I’m supposed to be on sabbatical!


Fall semester begins next week. That means that we’re having all kinds of meetings this week.

I just got back from a morning of meetings. Tomorrow will be worse: I’ll be in meetings all day long.

But wait, you say, aren’t you on sabbatical? I am, but it’s a one semester leave, I have to get back in the saddle in January, and they present a lot of new stuff at the start of fall term, including some significant changes to the Morris Core Curriculum, so I had to show up this week so that I’m not clueless for spring term.

It was not fun. I found myself thinking that Aristotle never had to count credits, but I’m feeling like I’m supposed to be an accountant, with 7 (or is it 8?) categories that students have to work through in order to graduate. We also were given a 10-page assortment of information that we must include in our syllabi…which has me wondering, if every single class every term has to include all this same stuff, isn’t that a massive duplication of effort? And are any students going to bother to read all this repetitive material, most of which has nothing to do with the content of my courses? Twenty five years ago, when I started here, every syllabus had a paragraph or two of boilerplate at the end, with a link to where the student can get more details.

Now the curriculum is a collection of fiddly little details and every syllabus has a massive addendum that dwarfs the actual description of course content.

Good thing I just have one more day of administrative noise, and then 15+ weeks of blissful spider research which might reduce my cranky surliness a bit.

But don’t count on it.

Comments

  1. robro says

    Not to worry, PZ. By the time Spring semester roles around university education for the hoi polloi will be terminated. You’ll be free to pursue your life long dream of flipping burgers.

  2. John Watts says

    You should take a vacation in Australia, the country with the most spider species. Plus, they speak English there (not the spiders). Spend some of that hard earned retirement money while you can still enjoy it.
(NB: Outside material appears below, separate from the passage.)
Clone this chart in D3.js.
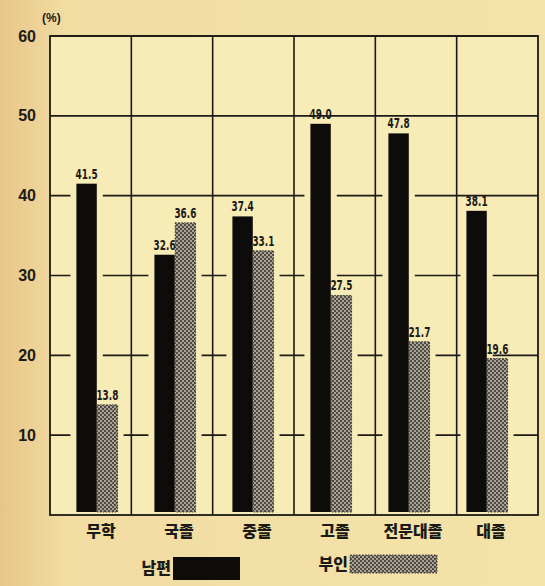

You don’t want to leave any for your kids, do you? Live it up. You know what they say about the clock ticking.

  3. says

    Retirement? I’m not retired, and never will be.

    Best I can do is once I die and am incinerated, maybe someone in Australia will accept my ashes and scatter them someplace with lots of spiders.

  4. leovigild says

    I don’t know what LMS Morris uses, but I put all of the ten-page boilerplate there under a “General Resources” tab with links.

  5. dangerousbeans says

    @PZ
    Sure, can handle that. Does Macedon ranges sound good, or would you rather the Blue Mountains where there are more funnelwebs?

  6. Kevin Karplus says

    You’re only just now getting to the 15+ pages of useless boilerplate?? I’m only just now realizing how much of a backwater Morris is—we passed that milestone a decade or more ago. The best approach is to create a web page with all the boilerplate then link to it in the syllabus. An alternative, if the bureaucrats prohibit that sensible approach, is to create an official syllabus with everything in it (which no one will ever read), and a TLDR syllabus summary that has only the useful stuff, with a pointer to the official syllabus. The problem with that approach is cache coherency—when a change is needed it has to be made in both.

  7. chrislawson says

    PZ — you could have those ashes spread pretty much anywhere in Australia, not to mention almost any land surface in the world except Antarctica.

    Kevin Karplus@8 — The old method of burying real intentions in a wall of fine print doesn’t work in the era of computerised text search. Perhaps we should adapt leet speek and offer G3nd3r Studeez 101.

  8. bwogilvie says

    I’ve seen the “syllabus as contract” go and return. When I started teaching at UMass Amherst in the ’90s, we were told to be excruciatingly explicit about course policies. Then we were told that such detail kept students from reading the syllabus, so we should drop them or put them in an appendix on the course website (and, later, LMS). Since around 2018 or 2019, we were required once more to include boilerplate on academic honesty (now “academic integrity”), Title IX, and ADA accommodations. Fortunately, for the last year we have the option of just mentioning that the policies exist and linking to a web version.